"Venezia e l'Egitto", a Palazzo Ducale

Una mostra fiore all'occhiello della Fondazione Musei civici di Venezia

"Venezia e l'Egitto", a Palazzo Ducale

Fiore all’occhiello della Fondazione Musei Civici di Venezia è la mostra “Venezia e l’Egitto” a Palazzo Ducale il cui percorso si snoda anche attraverso la maestosa Sala dello Scrutinio, a simboleggiare quel rapporto intenso, duraturo tra la Serenissima e i Paesi del Mediterraneo, nelle cui acque la Repubblica Marinara era di casa con le sue battaglie e con le sue sconfitte. Con l’attuale esposizione si compie la trivolia dedicata ai Paesi medio-ornentali; un ciclo iniziato con “L’eredità dell’Islam” nel 1993 seguito da “Venezia e l’Islam” nel 2007 e ora portato a termine con questa splendida mostra che propone un accostamento denso di simbologie e di significati storici fatti di contatti, realtà, mito, ma anche di relazioni millenarie oltre che di fascinazioni.

Due mondi contrapposti e allo stesso tempo pronti ad influenzarsi reciprocamente. Uno dei luoghi più affascinanti d’Egitto è stata ed è ancora oggi Alessandria, porta sul Mediterraneo, dove si trovava una delle sette meraviglie del mondo quel fare che maestosamente accoglieva navi e convogli diretti nella Terra dei Faraoni che nel 838, grazie a due mercanti veneziani giungoni in laguna traslate , le reliquie dell’Evangelista Marco. “L’evento fissa per sempre la tradizione e il mito di Venezia nell’immaginario rappresentando anche il corretto substrato per accreditare le ambizioni della nuova realtà in quel momento impegnata a imporsi in quel momento nel bacino del Mediterraneo, all’epoca considerato il mondo”, spiega Walter Hartsarich, presidente Fondazione Musei Civici di Venezia.

Oltre un terzo della msotra proviene dalle collezioni pubbliche veneziane e dalle sue biblioteche, codici miniati, monete alessandrine, mappe e altri oggetti. Da Ca’ Pesaro provengono i dipinti di Ippolito Caffi, da Palazzo Mocenico le stoffe, dal Museo di Storia Naturale la straordinaria mummia di coccodrillo, incarnazione del dio egiziano delle acque, recuperato dal geologo e naturalista veneziano Giovanni Miani, partito nell’Ottocento alla ricerca delle sorgenti del Nilo.
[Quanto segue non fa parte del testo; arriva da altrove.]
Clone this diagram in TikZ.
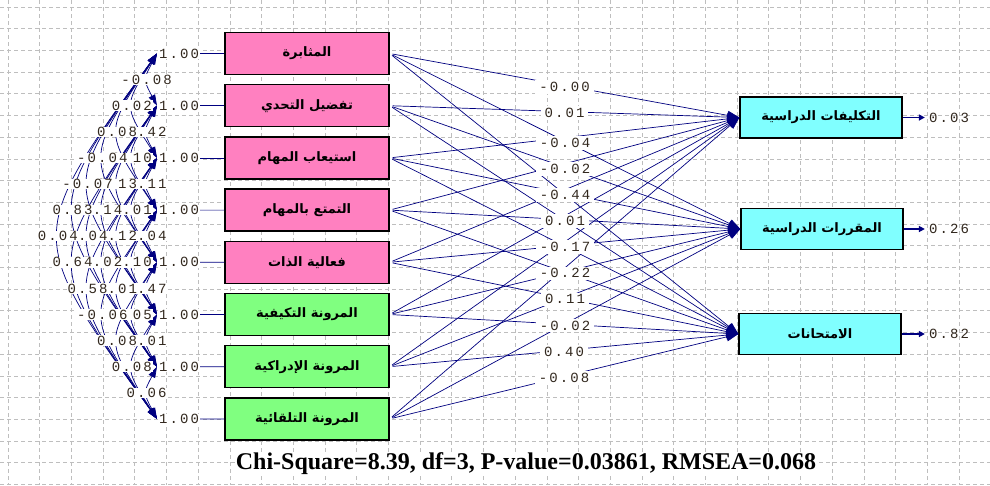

Nella Sala dello Scutinio la celebrazione della “Dominante”, la scenografia più consona all’esposizione ricca anche di quadri interpretati da maestri come Giorgione, Tiziano, Tintoretto, Tiepolo, Amigoni, Strozzi e Piranesi, per citare i maggiori.

Le relazioni tra la Serenissima e l’Egitto dura quasi due millenni; in età classica fino all’apertura del Canale di Suez costumi e religioni sembrano quasi toccarsi. Venezia è l’unica città europea che fino dall’anno Mille ha un nome arabo distinto da quello originale: “al-bundupiyya”. Una vicenda culturale complessa racchiusa in 300 opere riunite da un comitato scientifico del quale fanno parte Enrico Maria del Pozzolo, Rossella Dorigo e Maria Pia Pedani. Davvero spettacolare la sezione dell’”Editto immaginato” dove vediamo Giorgione, Bonifacio, Tintoretto, Tiziano, Strozzi, Pittoni, Fiammingo, Piazzetta e Tiepolo con una serie di 27 incisioni sulla Fuga in Egitto fino ad arrivare ai pittori ottocenteschi orientalisti. Il Patriarca Ambramo, una tela dipinta da Antonio Zanchi proveniente da santa Maria del Giglio e altri capolavori dal Museo del Prado, dagli Uffizzi, dalla Pinacoteca di Brera…

Una gemma inedita è il Fontebasso di una collezione privata che rappresenta “Mosè che rappresenta la corona del Faraone”.

E’ di origine egiziana anche il simbolo stesso del “Leone marciano” divenuto nei secoli il logo per eccellenza dello “Stato da Mar”. La mostra chiuderà il 22 gennaio 2012 ed è accompagnata da un esaustivo catalogo di Skirà.